Even before the unprecedented summit between US president Donald Trump and the North Korean dictator Kim Jong-un began in Singapore overnight, it was a resounding success. For Kim, that is. A face-to-face meeting with the leader of the world's most powerful country has long been on Pyongyang's wishlist, but Washington, seeing the propaganda value of such a set-piece for the autocratic regime, has always resisted offering that concession without first seeing progress in talks on denuclearisation. In agreeing to the summit, Trump in effect proved right the rationale that long underpinned Pyongyang's nuclear drive: only by having weapons of mass destruction could North Korea be treated as an equal by the world's great powers. The summit should have been the final step in the process, not the first. Not only that, but Trump agreed to it without requiring anything other than rhetorical concessions from Kim.

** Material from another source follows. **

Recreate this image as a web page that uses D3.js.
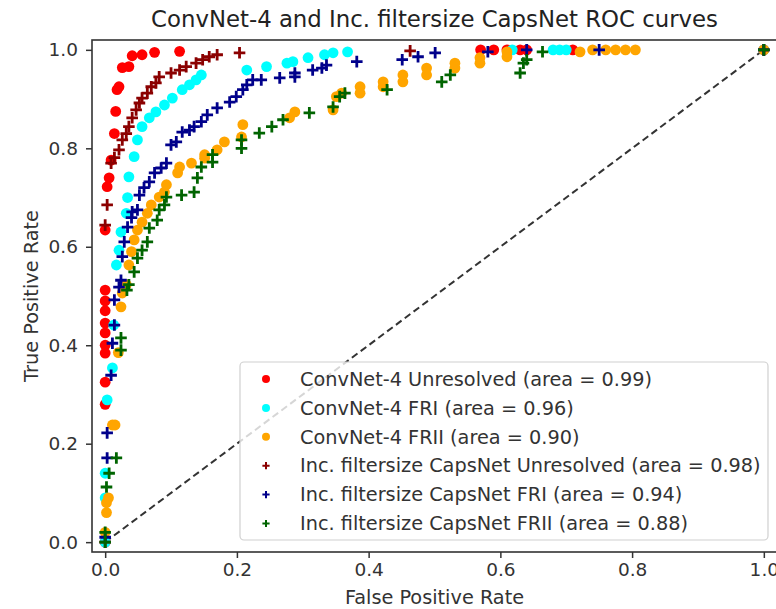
<!DOCTYPE html>
<html>
<head>
<meta charset="utf-8">
<script src="https://cdn.jsdelivr.net/npm/d3@7"></script>
<style>
  html, body { margin: 0; padding: 0; background: #fff; }
  svg { display: block; font-family: "DejaVu Sans", sans-serif; }
</style>
</head>
<body>
<svg id="chart" width="776" height="609"></svg>
<script>
// ROC points as [false positive rate, true positive rate]
const convUnresolved = [[0,0],[0,0.28],[0,0.325],[0,0.384],[0,0.40],[0,0.425],[0,0.445],[0,0.47],[0,0.49],[0,0.512],[0,0.634],[0.003,0.722],[0.006,0.74],[0.009,0.776],[0.014,0.83],[0.016,0.875],[0.018,0.919],[0.021,0.925],[0.026,0.964],[0.036,0.966],[0.041,0.988],[0.056,0.99],[0.075,0.995],[0.113,0.997],[0.57,1],[0.59,1],[0.61,1],[0.63,1],[0.64,1],[0.71,1],[1,1]];
const convFRI = [[0,0],[0,0.09],[0,0.14],[0.003,0.289],[0.011,0.354],[0.013,0.441],[0.017,0.563],[0.021,0.593],[0.024,0.63],[0.032,0.668],[0.034,0.70],[0.036,0.742],[0.044,0.783],[0.049,0.817],[0.056,0.844],[0.067,0.862],[0.077,0.874],[0.09,0.888],[0.102,0.902],[0.117,0.919],[0.128,0.929],[0.138,0.939],[0.146,0.949],[0.215,0.959],[0.245,0.966],[0.276,0.973],[0.285,0.976],[0.308,0.984],[0.333,0.99],[0.346,0.994],[0.368,0.996],[0.618,1],[0.68,1],[0.69,1],[0.70,1],[1,1]];
const convFRII = [[0,0.02],[0.002,0.06],[0.002,0.08],[0.005,0.09],[0.011,0.238],[0.015,0.238],[0.02,0.385],[0.024,0.478],[0.026,0.506],[0.032,0.523],[0.036,0.563],[0.04,0.59],[0.044,0.614],[0.049,0.634],[0.056,0.65],[0.064,0.668],[0.07,0.685],[0.082,0.701],[0.09,0.711],[0.093,0.726],[0.11,0.75],[0.113,0.762],[0.131,0.77],[0.151,0.78],[0.151,0.787],[0.17,0.797],[0.181,0.813],[0.207,0.823],[0.209,0.848],[0.28,0.862],[0.288,0.874],[0.346,0.878],[0.351,0.905],[0.359,0.912],[0.387,0.912],[0.387,0.925],[0.422,0.925],[0.422,0.935],[0.452,0.935],[0.452,0.949],[0.488,0.949],[0.488,0.963],[0.531,0.963],[0.531,0.973],[0.569,0.973],[0.569,0.984],[0.61,0.986],[0.61,0.996],[0.721,0.996],[0.74,1],[0.76,1],[0.775,1],[0.79,1],[0.805,1],[1,1]];
const capsUnresolved = [[0,0],[0,0.644],[0.003,0.685],[0.009,0.77],[0.014,0.781],[0.021,0.797],[0.026,0.817],[0.032,0.83],[0.036,0.844],[0.041,0.862],[0.047,0.878],[0.052,0.892],[0.056,0.902],[0.064,0.912],[0.07,0.925],[0.077,0.933],[0.082,0.945],[0.1,0.953],[0.113,0.959],[0.123,0.966],[0.138,0.973],[0.148,0.98],[0.158,0.986],[0.17,0.99],[0.204,0.994],[0.463,0.998],[1,1]];
const capsFRI = [[0,0.01],[0.003,0.171],[0.003,0.222],[0.009,0.339],[0.011,0.404],[0.014,0.441],[0.014,0.492],[0.021,0.518],[0.024,0.532],[0.026,0.58],[0.029,0.61],[0.034,0.64],[0.04,0.659],[0.041,0.671],[0.049,0.675],[0.052,0.705],[0.059,0.72],[0.067,0.732],[0.075,0.75],[0.085,0.76],[0.093,0.77],[0.1,0.807],[0.108,0.813],[0.117,0.833],[0.128,0.837],[0.135,0.844],[0.146,0.854],[0.155,0.868],[0.17,0.882],[0.189,0.894],[0.199,0.905],[0.209,0.919],[0.215,0.929],[0.224,0.939],[0.237,0.939],[0.265,0.943],[0.288,0.945],[0.288,0.953],[0.315,0.959],[0.329,0.963],[0.336,0.969],[0.382,0.976],[0.451,0.98],[0.475,0.986],[0.501,0.994],[0.581,0.996],[0.64,1],[0.75,1],[1,1]];
const capsFRII = [[0,0],[0,0.02],[0.002,0.112],[0.006,0.14],[0.017,0.171],[0.024,0.39],[0.024,0.415],[0.033,0.512],[0.036,0.523],[0.044,0.549],[0.049,0.577],[0.056,0.593],[0.064,0.61],[0.067,0.638],[0.079,0.654],[0.082,0.675],[0.09,0.685],[0.093,0.701],[0.116,0.705],[0.135,0.711],[0.14,0.74],[0.146,0.762],[0.163,0.772],[0.163,0.787],[0.207,0.80],[0.207,0.817],[0.234,0.831],[0.253,0.844],[0.27,0.858],[0.31,0.872],[0.346,0.884],[0.356,0.905],[0.364,0.912],[0.428,0.919],[0.511,0.935],[0.524,0.949],[0.63,0.953],[0.635,0.973],[0.64,0.98],[0.664,0.996],[1,1]];

const seriesNames = [
  "ConvNet-4 Unresolved (area = 0.99)",
  "ConvNet-4 FRI (area = 0.96)",
  "ConvNet-4 FRII (area = 0.90)",
  "Inc. filtersize CapsNet Unresolved (area = 0.98)",
  "Inc. filtersize CapsNet FRI (area = 0.94)",
  "Inc. filtersize CapsNet FRII (area = 0.88)"
];
const seriesData = [convUnresolved, convFRI, convFRII, capsUnresolved, capsFRI, capsFRII];
const seriesColors = ["#ff0000", "#00ffff", "#ffa500", "#8b0000", "#00008b", "#006400"];
const seriesMarkers = ["circle", "circle", "circle", "plus", "plus", "plus"];
const tickValues = [0, 0.2, 0.4, 0.6, 0.8, 1.0];

const svg = d3.select("#chart");
const plotLeft = 92, plotRight = 777, plotTop = 40, plotBottom = 552;
const fontSize = "19.3px";

const x = d3.scaleLinear().domain([-0.02, 1.02]).range([plotLeft, plotRight]);
const y = d3.scaleLinear().domain([-0.02, 1.02]).range([plotBottom, plotTop]);

// chance diagonal
svg.append("line")
  .attr("x1", x(0)).attr("y1", y(0)).attr("x2", x(1)).attr("y2", y(1))
  .attr("stroke", "#333").attr("stroke-width", 2)
  .attr("stroke-dasharray", "7,4");

function plusPath(h) {
  return `M${-h},0H${h}M0,${-h}V${h}`;
}

// markers
seriesData.forEach((data, i) => {
  const g = svg.append("g");
  if (seriesMarkers[i] === "circle") {
    g.selectAll("circle").data(data).join("circle")
      .attr("cx", d => x(d[0])).attr("cy", d => y(d[1]))
      .attr("r", 5.4).attr("fill", seriesColors[i]);
  } else {
    g.selectAll("path").data(data).join("path")
      .attr("transform", d => `translate(${x(d[0])},${y(d[1])})`)
      .attr("d", plusPath(5.8))
      .attr("stroke", seriesColors[i]).attr("stroke-width", 2.8)
      .attr("fill", "none");
  }
});

// axes
const xAxis = d3.axisBottom(x).tickValues(tickValues).tickFormat(d3.format(".1f")).tickSize(6).tickPadding(5);
const yAxis = d3.axisLeft(y).tickValues(tickValues).tickFormat(d3.format(".1f")).tickSize(6).tickPadding(8);

const gx = svg.append("g").attr("transform", `translate(0,${plotBottom})`).call(xAxis);
const gy = svg.append("g").attr("transform", `translate(${plotLeft},0)`).call(yAxis);
[gx, gy].forEach(g => {
  g.select(".domain").remove();
  g.selectAll(".tick line").attr("stroke", "#333").attr("stroke-width", 1.5);
  g.selectAll(".tick text").attr("fill", "#333").style("font-size", "18.5px").style("font-family", "DejaVu Sans");
});

// frame
svg.append("rect")
  .attr("x", plotLeft).attr("y", plotTop).attr("width", plotRight - plotLeft).attr("height", plotBottom - plotTop)
  .attr("fill", "none").attr("stroke", "#333").attr("stroke-width", 1.6);

// titles
svg.append("text")
  .attr("x", (plotLeft + plotRight) / 2).attr("y", 27)
  .attr("text-anchor", "middle").attr("fill", "#222")
  .style("font-size", "22.8px")
  .text("ConvNet-4 and Inc. filtersize CapsNet ROC curves");

svg.append("text")
  .attr("x", (plotLeft + plotRight) / 2).attr("y", 604)
  .attr("text-anchor", "middle").attr("fill", "#333")
  .style("font-size", fontSize)
  .text("False Positive Rate");

svg.append("text")
  .attr("transform", `translate(38,${(plotTop + plotBottom) / 2}) rotate(-90)`)
  .attr("text-anchor", "middle").attr("fill", "#333")
  .style("font-size", fontSize)
  .text("True Positive Rate");

// legend (semi-transparent box, as the diagonal shows through it)
const lg = svg.append("g");
const lx = 240, ly = 362, lw = 528, lh = 178;
lg.append("rect")
  .attr("x", lx).attr("y", ly).attr("width", lw).attr("height", lh)
  .attr("rx", 4).attr("fill", "#fff").attr("fill-opacity", 0.8)
  .attr("stroke", "#d0d0d0").attr("stroke-width", 1.2);

seriesNames.forEach((name, i) => {
  const cy = 379 + i * 28.9;
  if (seriesMarkers[i] === "circle") {
    lg.append("circle").attr("cx", 266).attr("cy", cy).attr("r", 4).attr("fill", seriesColors[i]);
  } else {
    lg.append("path").attr("transform", `translate(266,${cy})`).attr("d", plusPath(3.6))
      .attr("stroke", seriesColors[i]).attr("stroke-width", 2).attr("fill", "none");
  }
  lg.append("text").attr("x", 300).attr("y", cy).attr("dy", "0.35em")
    .attr("fill", "#333").style("font-size", fontSize).text(name);
});
</script>
</body>
</html>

We'll see in the coming months whether those words, due to be restated in Singapore, will translate into actions, but there is good reason for scepticism. In 2000, the then president of South Korea, Kim Dae-jung, won the Nobel peace prize after talks with his Northern counterpart, Kim Jong-il, appeared to hold out the promise of a historic deal. The initiative went nowhere. On that and several other occasions, Pyongyang has agreed to talks on its nuclear programme, banked the benefits (usually food aid, cash or a relaxing of sanctions) and then pulled the plug.
Juxtaposition striking
The juxtaposition between the Trump who landed in Singapore and the one who attended the G7 summit in Quebec at the weekend was striking. On the eve of his meeting with Kim, the US president radiated energy and optimism. At the G7 summit at the weekend, Trump was sour, surly and offensive. He appeared to be more comfortable about the prospect of meeting a brutal dictator than a gathering of democratic allies.
In time, the Quebec G7 may be seen as the point at which the chasm between Trump's America and its western allies became unbridgeable. The summit was a fiasco. On the eve of his arrival, Trump said Russia should be allowed back into the group. He arrived late for meetings, refused to compromise on trade, disparaged other leaders and left early. He then repudiated the joint communique in an angry tirade on Twitter.
It’s easy to dismiss such behaviour as just more Trumpian posturing. But something much more profound is taking place. Under Trump, the US is breaking with its western allies on a range of key policy issues, from climate and trade to the Middle East. Trump is openly hostile to the post-war order that the US was instrumental in establishing. If there were any US allies who still clung to the hope that the US president could be manoeuvred back to the mainstream, the failure of the G7 in Quebec was a salutary lesson.